Semiconductors are materials with electrical conductivity between that of conductors and insulators. Their conductivity can be controlled by external conditions such as temperature, light, electric fields, or doping. Common semiconductor materials include silicon (Si), germanium (Ge), and gallium arsenide (GaAs). Semiconductor materials play a crucial role in modern electronics, serving as the foundation for various electronic devices.

The unique properties of semiconductors stem from their band structure. In semiconductors, there is a band gap between the valence band and the conduction band. Electrons need to gain sufficient energy to jump from the valence band to the conduction band to participate in conduction. Doping can introduce additional free electrons or holes into the semiconductor, significantly altering its conductive properties. N-type semiconductors provide free electrons through doping, while P-type semiconductors provide holes.

There are numerous types of semiconductor devices, including diodes, transistors, and integrated circuits (ICs). The diode is the simplest semiconductor device, exhibiting unidirectional conductivity and widely used in rectification and signal modulation. The transistor is the core of semiconductor technology, possessing amplification and switching functions, and serves as the basic building block of modern electronic devices. Integrated circuits (ICs) integrate millions or even billions of transistors on a single chip, enabling complex functionalities and driving rapid advancements in computers, communications, and consumer electronics.

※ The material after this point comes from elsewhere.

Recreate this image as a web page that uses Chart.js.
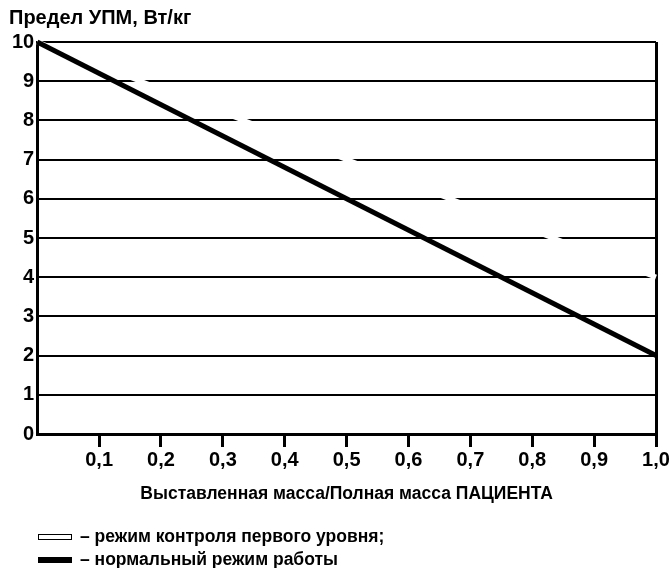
<!DOCTYPE html>
<html>
<head>
<meta charset="utf-8">
<script src="https://cdn.jsdelivr.net/npm/chart.js@4"></script>
<style>
  body { margin: 0; background: #fff; }
  #wrap { position: relative; width: 672px; height: 568px; }
  .legend-row { position: absolute; left: 38px; font: bold 17.5px "Liberation Sans", Arial, sans-serif; color: #000; display: flex; align-items: center; }
  .swatch { width: 34px; margin-right: 8px; box-sizing: border-box; }
  .sw-white { height: 6px; border: 1px solid #000; background: #fff; }
  .sw-black { height: 6px; background: #000; }
</style>
</head>
<body>
<div id="wrap">
  <canvas id="sarChart" width="672" height="568"></canvas>
  <div class="legend-row" style="top:526px"><div class="swatch sw-white"></div>– режим контроля первого уровня;</div>
  <div class="legend-row" style="top:549px"><div class="swatch sw-black"></div>– нормальный режим работы</div>
</div>
<script>
// exposed mass / total patient mass
var massRatio = [0, 1.0];
// SAR limit, W/kg
var normalMode = [10, 2];
var firstLevelMode = [10, 4];
var xTicks = [0, 0.1, 0.2, 0.3, 0.4, 0.5, 0.6, 0.7, 0.8, 0.9, 1.0];
var yTicks = [0, 1, 2, 3, 4, 5, 6, 7, 8, 9, 10];

function points(ys) {
  return massRatio.map(function (x, i) { return { x: x, y: ys[i] }; });
}

var font = 'Liberation Sans';

var ctx = document.getElementById('sarChart').getContext('2d');
var chart = new Chart(ctx, {
  type: 'line',
  data: {
    datasets: [{
      label: 'нормальный режим работы',
      data: points(normalMode),
      borderColor: '#000',
      borderWidth: 5,
      pointRadius: 0,
      clip: 6
    }, {
      label: 'режим контроля первого уровня',
      data: points(firstLevelMode),
      borderColor: '#fff',
      borderWidth: 5,
      pointRadius: 0,
      clip: 6
    }]
  },
  options: {
    responsive: false,
    animation: false,
    layout: { padding: { left: 9, right: 16, top: 6, bottom: 63 } },
    plugins: {
      legend: { display: false },
      tooltip: { enabled: false },
      title: {
        display: true,
        text: 'Предел УПМ, Вт/кг',
        align: 'start',
        color: '#000',
        font: { family: font, size: 20, weight: 'bold' },
        padding: { top: 0, bottom: 12 }
      }
    },
    scales: {
      x: {
        type: 'linear',
        min: 0,
        max: 1,
        afterBuildTicks: function (axis) {
          axis.ticks = xTicks.map(function (v) { return { value: v }; });
        },
        ticks: {
          color: '#000',
          font: { family: font, size: 20, weight: 'bold' },
          padding: 1,
          maxRotation: 0,
          callback: function (v) { return v === 0 ? '' : v.toFixed(1).replace('.', ','); }
        },
        grid: {
          drawOnChartArea: true,
          color: function (c) { return c.tick && c.tick.value === 1 ? '#000' : 'rgba(0,0,0,0)'; },
          tickColor: function (c) { return c.tick && c.tick.value === 0 ? 'rgba(0,0,0,0)' : '#000'; },
          lineWidth: 3,
          tickLength: 13,
          tickWidth: 3
        },
        border: { color: '#000', width: 3 },
        title: {
          display: true,
          text: 'Выставленная масса/Полная масса ПАЦИЕНТА',
          color: '#000',
          font: { family: font, size: 17.5, weight: 'bold' },
          padding: { top: 11, bottom: 0 }
        }
      },
      y: {
        min: 0,
        max: 10,
        afterBuildTicks: function (axis) {
          axis.ticks = yTicks.map(function (v) { return { value: v }; });
        },
        ticks: {
          color: '#000',
          font: { family: font, size: 20, weight: 'bold' },
          padding: 3
        },
        grid: {
          color: '#000',
          lineWidth: 2,
          drawTicks: false
        },
        border: { color: '#000', width: 3 }
      }
    }
  }
});
</script>
</body>
</html>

The progress of semiconductor technology follows Moore's Law, which states that the number of transistors on an integrated circuit doubles approximately every two years. This law has driven the performance improvement and cost reduction of electronic devices, making high-tech products such as smartphones, computers, and IoT devices widely accessible. In the future, with the continuous emergence of new materials and processes, semiconductor technology will continue to lead technological revolutions, advancing cutting-edge fields such as artificial intelligence, quantum computing, and 5G communications.